When to contact Social Security or a professional
You should consider direct confirmation with the SSA when:
- Your marriage length is very close to 10 years.
- Your divorce was finalized recently and timing may affect entitlement.
- You are approaching age 62 and need to compare early versus full retirement age filing.
- You remarried, divorced again, or are widowed after a remarriage.
- You are also considering survivor benefits, which follow different rules from divorced spouse retirement benefits.

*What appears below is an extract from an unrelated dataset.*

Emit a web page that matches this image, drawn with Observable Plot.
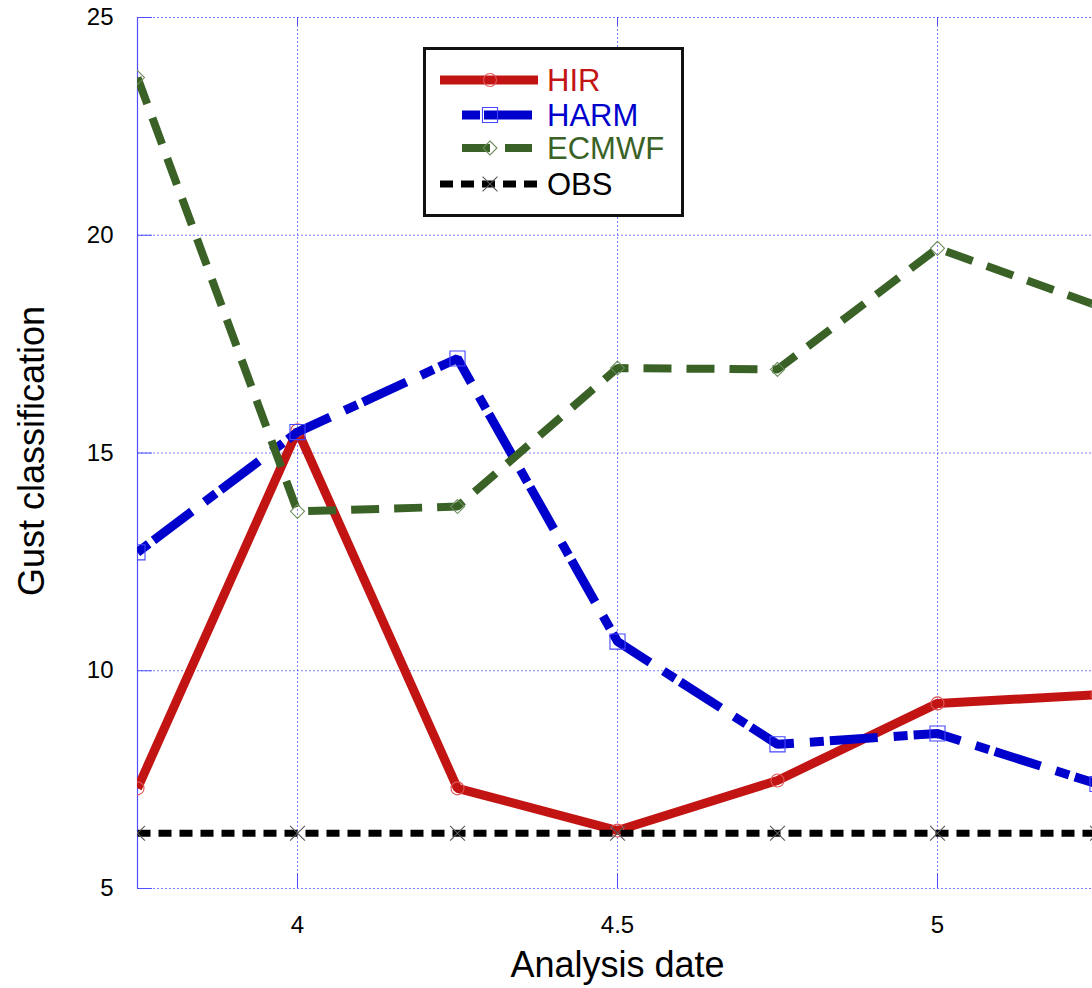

Authoritative sources worth reviewing include the Social Security Administration’s benefits page for spouses and divorced spouses, SSA retirement planning materials, and trusted university retirement resources. Start with these references:
- ssa.gov: Benefits for your divorced spouse
- ssa.gov: Social Security retirement benefits overview
- Boston College Center for Retirement Research
Bottom line
If you are asking, “Does calculating Social Security start when you separate or divorce?” the practical answer is that for divorced spouse retirement benefits, the legal divorce is usually the key milestone, not the separation date. Separation may affect your personal finances today, but the SSA generally does not begin treating you as a divorced spouse until the divorce is final. After that, the real questions become whether the marriage lasted at least 10 years, whether you are old enough, whether you are unmarried, whether your former spouse is old enough, and whether the ex-spouse based amount is higher than your own.
The calculator on this page helps simplify that framework. Use it to estimate the likely timing and compare benefit amounts, then confirm your exact options through the Social Security Administration before filing. That final verification matters because small details such as exact dates, your full retirement age, and your earnings history can change the monthly amount.